2. Precedents or Judicial Decisions-
 Judicial decisions pronounced by the courts upon the various points have also developed as sources of law.

 According to Oxford Dictionary, “Precedent” means a previous instance or case, which is or may be taken as an example of
rule for subsequent cases.

 Precedent is known as the source of Hindu Law because all the important principles and rules are recorded in case laws.

 It is source of Hindu Law because all the doctrines, principles and rules can be modified by the process of judicial
interpretation.

 While interpreting the provisions of Hindu Law, sometimes the courts lay down new principles of law. Such new principles
are considered to be the sources of Hindu Law.

 The Privy Council during the British period and High Courts and Supreme Court in the modern period have laid down new
principles by way of interpretation. (Ex.: The principles relating to women’s estate, the doctrine of relation back and several
principles relating to joint family.)

 Thus, in the administration of justice, precedent has great importance. The law declared by the Supreme Court is binding upon
all other courts including High Courts. Similarly, the decisions of the High Court are binding on all the subordinate courts.
3. Legislation-
 The term “Legislation” is derived from the Latin word ‘Legislatum’, which means “law making power”.

 Legislation is the modern source of Hindu Law and has a colossal importance, in the evolution of modern
Hindu Law.

 The legislations have the effect of reforming the law and in certain respects have superseded the textual
law.

 The Hindu Law has been reformed and modified by the legislature through various enactments in this
regard.

 The British government itself passed certain Acts with a view to bring some reforms in certain aspects of
law.

 In post-independence era legislation of far-reaching effects has revolutionised the law.


A. Legislations in Pre-Independence Era:

(i) The Caste Disabilities Removal Act, 1850

Under this Act, a person renouncing his religion or losing his caste is not deprived of his rights of
inheritance.

(ii) The Hindu Widow’s Remarriage Act, 1856

This Act legalised remarriage of Hindu widow and made provisions with respect to their rights and
disabilities on remarriage.

(iii) The Indian Succession Act, 1925

It modified the Hindu Law relating to wills.

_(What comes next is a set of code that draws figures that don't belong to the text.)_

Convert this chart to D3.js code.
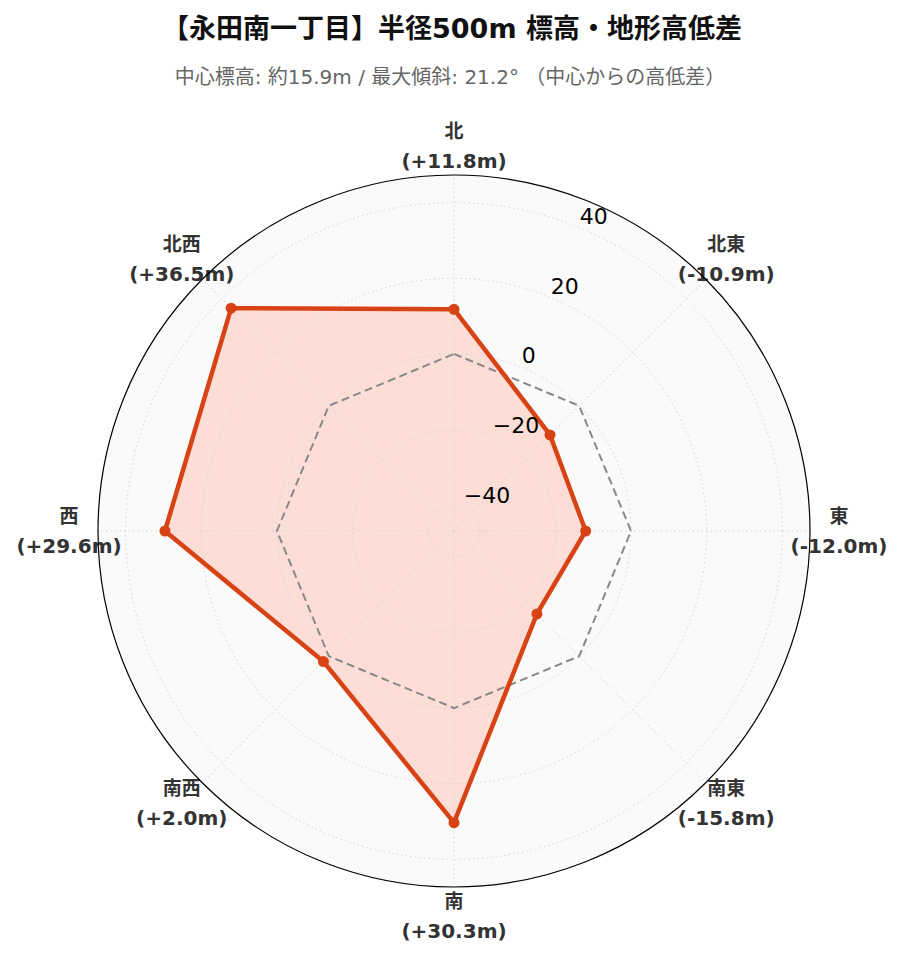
<!DOCTYPE html>
<html><head><meta charset="utf-8">
<script src="https://cdn.jsdelivr.net/npm/d3@7"></script>
<style>body{margin:0;background:#fff}svg{display:block}</style>
</head><body>
<svg id="c" width="903" height="962"></svg>
<script>
const directions = ["北","北東","東","南東","南","南西","西","北西"];
const values = [11.8, -10.9, -12.0, -15.8, 30.3, 2.0, 29.6, 36.5];
const valueLabels = ["(+11.8m)","(-10.9m)","(-12.0m)","(-15.8m)","(+30.3m)","(+2.0m)","(+29.6m)","(+36.5m)"];
const radialTicks = [-40, -20, 0, 20, 40];
const rDomain = [-46.8, 47.3];
const titleText = "【永田南一丁目】半径500m 標高・地形高低差";
const subtitleText = "中心標高: 約15.9m / 最大傾斜: 21.2° （中心からの高低差）";

const svg = d3.select("#c");
const cx = 454, cy = 531, R = 356;
const font = "'DejaVu Sans', 'Noto Sans CJK JP', sans-serif";
const r = d3.scaleLinear().domain(rDomain).range([0, R]);
const ang = d3.scalePoint().domain(directions).range([0, 2*Math.PI*(7/8)]);
const g = svg.append("g").attr("transform", `translate(${cx},${cy})`);

g.append("circle").attr("r", R).attr("fill", "#fafafa");
const line = d3.lineRadial().angle((d,i) => ang(directions[i])).radius(d => r(d)).curve(d3.curveLinearClosed);
// data fill
g.append("path").datum(values).attr("d", line)
  .attr("fill", "#fdded6").attr("stroke", "none");
// grid circles
g.selectAll("circle.grid").data(radialTicks).join("circle")
  .attr("r", d => r(d)).attr("fill", "none").attr("stroke", "#d3d3d3")
  .attr("stroke-width", 1).attr("stroke-dasharray", "1.5,3");
// spokes
g.selectAll("line.spoke").data(directions).join("line")
  .attr("x1", 0).attr("y1", 0)
  .attr("x2", d => R*Math.sin(ang(d))).attr("y2", d => -R*Math.cos(ang(d)))
  .attr("stroke", "#d3d3d3").attr("stroke-width", 1).attr("stroke-dasharray", "1.5,3");

// reference zero line
g.append("path").datum(directions.map(() => 0)).attr("d", line)
  .attr("fill", "none").attr("stroke", "#888").attr("stroke-width", 2).attr("stroke-dasharray", "8,4.5");
// data line
g.append("path").datum(values).attr("d", line)
  .attr("fill", "none")
  .attr("stroke", "#d84315").attr("stroke-width", 4.5).attr("stroke-linejoin", "round");
g.selectAll("circle.pt").data(values).join("circle")
  .attr("cx", (d,i) => r(d)*Math.sin(ang(directions[i])))
  .attr("cy", (d,i) => -r(d)*Math.cos(ang(directions[i])))
  .attr("r", 5.5).attr("fill", "#d84315");

// tick labels
const ta = Math.PI/8;
g.selectAll("text.tick").data(radialTicks).join("text")
  .attr("x", d => r(d)*Math.sin(ta) + 0)
  .attr("y", d => -r(d)*Math.cos(ta) - 4)
  .attr("font-family", "'DejaVu Sans', sans-serif").attr("font-size", 22).attr("fill", "#000")
  .text(d => d < 0 ? "\u2212" + Math.abs(d) : d);

// direction labels
const LR = 385;
const lab = g.selectAll("g.lab").data(directions).join("g")
  .attr("transform", d => `translate(${LR*Math.sin(ang(d))},${-LR*Math.cos(ang(d))})`);
lab.append("text").attr("y", -15).attr("dy", "0.36em").attr("text-anchor", "middle")
  .attr("font-family", font).attr("font-weight", "bold").attr("font-size", 19).attr("fill", "#333")
  .text(d => d);
lab.append("text").attr("y", 15).attr("dy", "0.36em").attr("text-anchor", "middle")
  .attr("font-family", font).attr("font-weight", "bold").attr("font-size", 20).attr("fill", "#333")
  .text((d,i) => valueLabels[i]);

// outer circle
g.append("circle").attr("r", R).attr("fill", "none").attr("stroke", "#000").attr("stroke-width", 1.2);

svg.append("text").attr("x", 452).attr("y", 38).attr("text-anchor", "middle")
  .attr("font-family", font).attr("font-weight", "bold").attr("font-size", 27).attr("fill", "#111")
  .text(titleText);
svg.append("text").attr("x", 450).attr("y", 84).attr("text-anchor", "middle")
  .attr("font-family", font).attr("font-size", 20).attr("fill", "#666")
  .text(subtitleText);
</script>
</body></html>
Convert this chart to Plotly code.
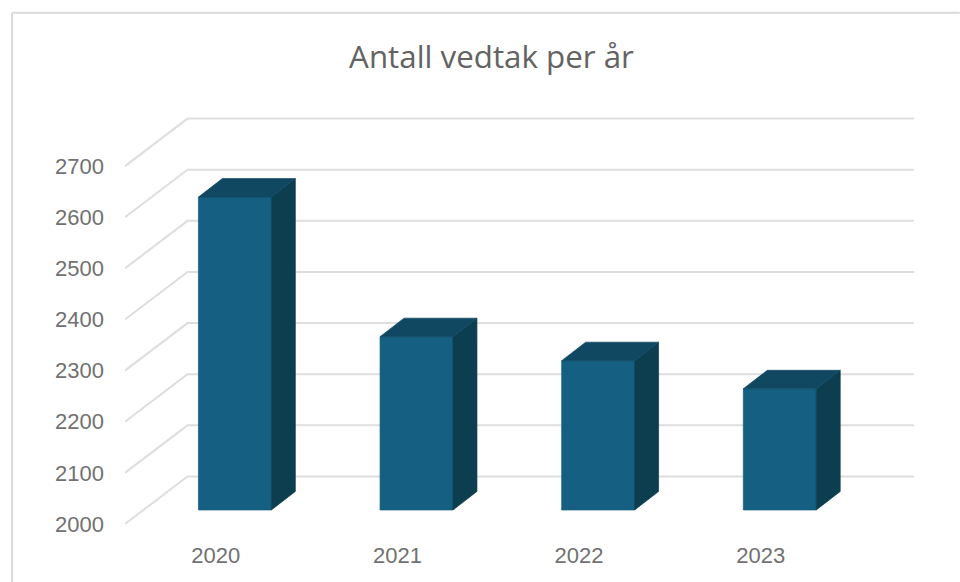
import plotly.graph_objects as go

years = ["2020", "2021", "2022", "2023"]
vedtak = [2612, 2339, 2292, 2237]
y_ticks = [2000, 2100, 2200, 2300, 2400, 2500, 2600, 2700]

AXIS_BASE = 2000
WALL_DX, WALL_DV = 0.344, 93.0      # depth of the chart floor (x units, value units)
BAR_DX, BAR_DV = 0.132, 36.2        # depth of each column
BAR_SHIFT_X, BAR_SHIFT_V = 0.105, 27.4  # where the columns stand on the floor
BAR_W = 0.4016
X0, X1 = -0.5, 3.844
GRID = "#dedede"
FRONT, TOP, SIDE = "#156082", "#104862", "#0d3e50"
TEXT = "#717171"

fig = go.Figure()

for v in y_ticks:
    fig.add_trace(go.Scatter(
        x=[X0, X0 + WALL_DX, X1], y=[v, v + WALL_DV, v + WALL_DV],
        mode="lines", line=dict(color=GRID, width=2), cliponaxis=False,
        hoverinfo="skip", showlegend=False))


def poly(xs, ys, color, name):
    fig.add_trace(go.Scatter(
        x=xs, y=ys, fill="toself", fillcolor=color, mode="lines",
        line=dict(color=color, width=0.7), cliponaxis=False, name=name,
        hoverinfo="skip", showlegend=False))


for i, (yr, val) in enumerate(zip(years, vedtak)):
    left = i + BAR_SHIFT_X - BAR_W / 2
    right = left + BAR_W
    bottom = AXIS_BASE + BAR_SHIFT_V
    top = val + BAR_SHIFT_V
    poly([left, right, right, left, left], [bottom, bottom, top, top, bottom], FRONT, yr)
    poly([right, right + BAR_DX, right + BAR_DX, right, right],
         [bottom, bottom + BAR_DV, top + BAR_DV, top, bottom], SIDE, yr)
    poly([left, right, right + BAR_DX, left + BAR_DX, left],
         [top, top, top + BAR_DV, top + BAR_DV, top], TOP, yr)

fig.update_layout(
    width=960, height=582, autosize=False,
    margin=dict(l=124.5, r=46, t=114.8, b=58.4, pad=0),
    paper_bgcolor="white", plot_bgcolor="white", showlegend=False,
    font=dict(family="Liberation Sans", color=TEXT, size=22),
    title=dict(text="Antall vedtak per år", x=491.5 / 960, xanchor="center",
               y=1 - 57 / 582, yanchor="middle",
               font=dict(family="Open Sans", size=31.3, color="#636363")),
    xaxis=dict(range=[X0, X1], tickmode="array", tickvals=list(range(4)), ticktext=years,
               showgrid=False, zeroline=False, showline=False, ticks="",
               ticklabelstandoff=16, tickfont=dict(size=22, color=TEXT)),
    yaxis=dict(range=[AXIS_BASE, 2800], tickmode="array", tickvals=y_ticks,
               showgrid=False, zeroline=False, showline=False, ticks="",
               ticklabelstandoff=20, tickfont=dict(size=22, color=TEXT)),
    shapes=[
        dict(type="line", xref="paper", yref="paper", x0=-0.1431, x1=-0.1431, y0=-0.1443, y1=1.25,
             line=dict(color="#d9d9d9", width=2)),
        dict(type="line", xref="paper", yref="paper", x0=-0.1431, x1=1.058, y0=1.25, y1=1.25,
             line=dict(color="#d9d9d9", width=2)),
    ],
)
fig.write_html("out.html", config={"displayModeBar": False},
               post_script="document.body.style.margin='0';")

(iv) The Child Marriage Restraint Act, 1929 (Sharda Act)

It provided restraints on child marriages.

(v) Inheritance (Removal of Disabilities) Act, 1928

(vi) The Hindu Women’s Right to Property Act, 1937 etc.


B. Legislations in Post-Independence Era:

(i) The Hindu Married Women’s Right to Separate Residence and Maintenance Act, 1949

The Act permitted a Hindu wife to reside separately and to get maintenance from the husband in certain cases.

(ii) The Special Marriage Act,1954

It validated marriage between two persons who belonged to two different religions.

(iii) The Hindu Marriage Act, 1955

The Act has completely overhauled the law relating to marriage between Hindus including Jain, Buddhist & Sikh.

(iv) The Hindu Minority and Guardianship Act, 1956

It supplemented the existing law in the matter.

(v) The Hindu Succession Act, 1956

It provided for the equal rights of inheritance to Hindu females and granted absolute rights to them with respect to a property
acquired by them through any lawful means.

(vi) The Hindu Adoption and Maintenance Act, 1956

It changed the old law of adoption and maintenance and conferred the right on the Hindu female to adopt a child.